Contra lo que a menudo se piensa, los militares no aprenden su oficio leyendo historia militar, ya que ésta raras veces describe lo que ocurrió en el pasado, sino lo que los historiadores de la época dicen que ocurrió. Son cosas muy distintas. Ni siquiera Julio César narrando la Guerra de las Galias, que él dirigió, o el mariscal Montgomery describiendo sus campañas en África, Italia o Europa, son de mucha utilidad para los militares del siglo XXI. Si algo se deduce de una lectura metódica y reflexiva de la historia de las guerras es que cada una es un fenómeno único e irrepetible: “La Historia no se repite; los historiadores, sí”, se dice con razón. El contexto social, económico, político, cultural, etc., en el que Napoleón invadió Rusia no tenía parangón alguno con las circunstancias en las que Hitler ordenó repetir la operación casi 130 años después. El historiador profesional busca por sistema analogías y parecidos; pero el militar que intente hacerlo para el mejor cumplimiento de su misión, ignorando los demás parámetros de la época, fracasará inevitablemente.

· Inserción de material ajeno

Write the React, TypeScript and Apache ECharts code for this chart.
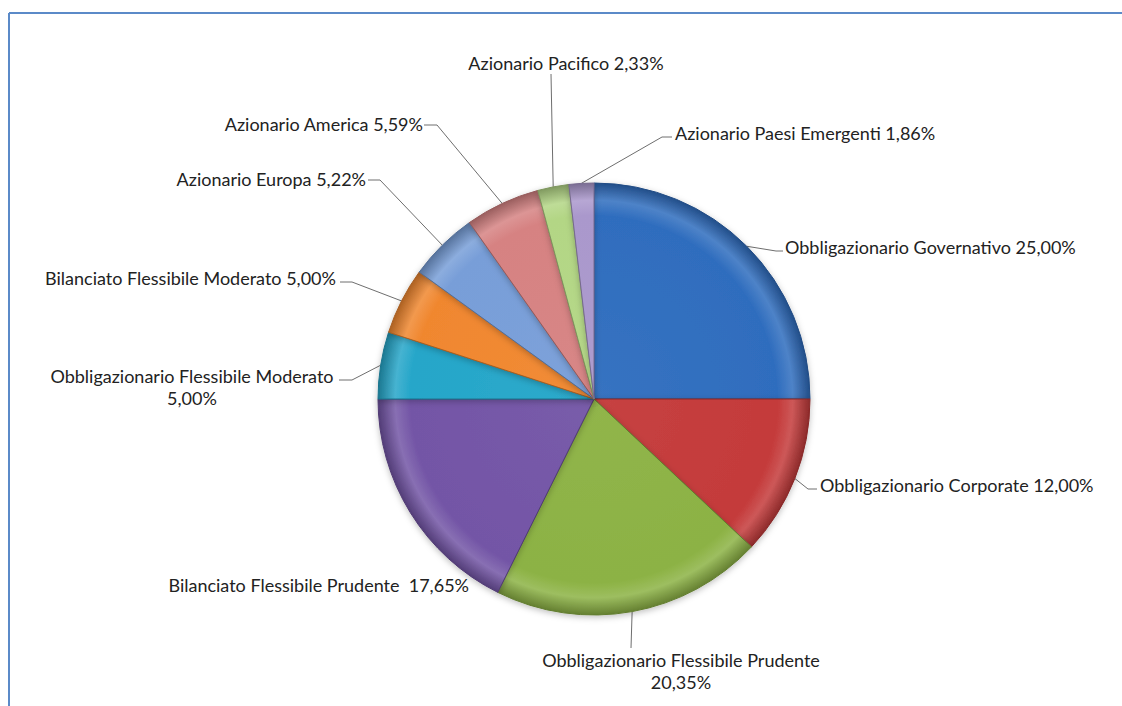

Algunos historiadores académicos atribuían a Jerjes el mando de dos millones y medio de soldados cuando atacó a Grecia en el 481 a.C., hasta que alguien más versado en la milicia demostró la imposibilidad logística de tal operación. Por otro lado, más de un militar metido a historiador ha atribuido a los caudillos medievales formas de pensar la guerra que solo aparecieron al concluir el siglo XVIII, tras la Revolución Francesa. Ni unos ni otros pueden acreditar fiabilidad objetiva. Menos todavía, cuando un texto de historia de la guerra se elabora para disimular la verdad, si ésta no es propicia a quien lo redacta, o para exagerar los hechos que favorecen a ciertas opiniones o ideologías, lo que es común en dictaduras y otros regímenes autoritarios.
De cualquier modo, los textos relacionados con el hecho bélico siguen siendo de especial interés para la humanidad y requerirán de sus autores la habilidad necesaria para extraer cierto orden inteligible de entre “el miedo, el peligro y la confusión” que Clausewitz ya percibió en toda guerra. Solo así se podrá entender ese fenómeno caótico, imprevisible e intermitente que es la guerra, tan distinto de cualquier otra experiencia humana.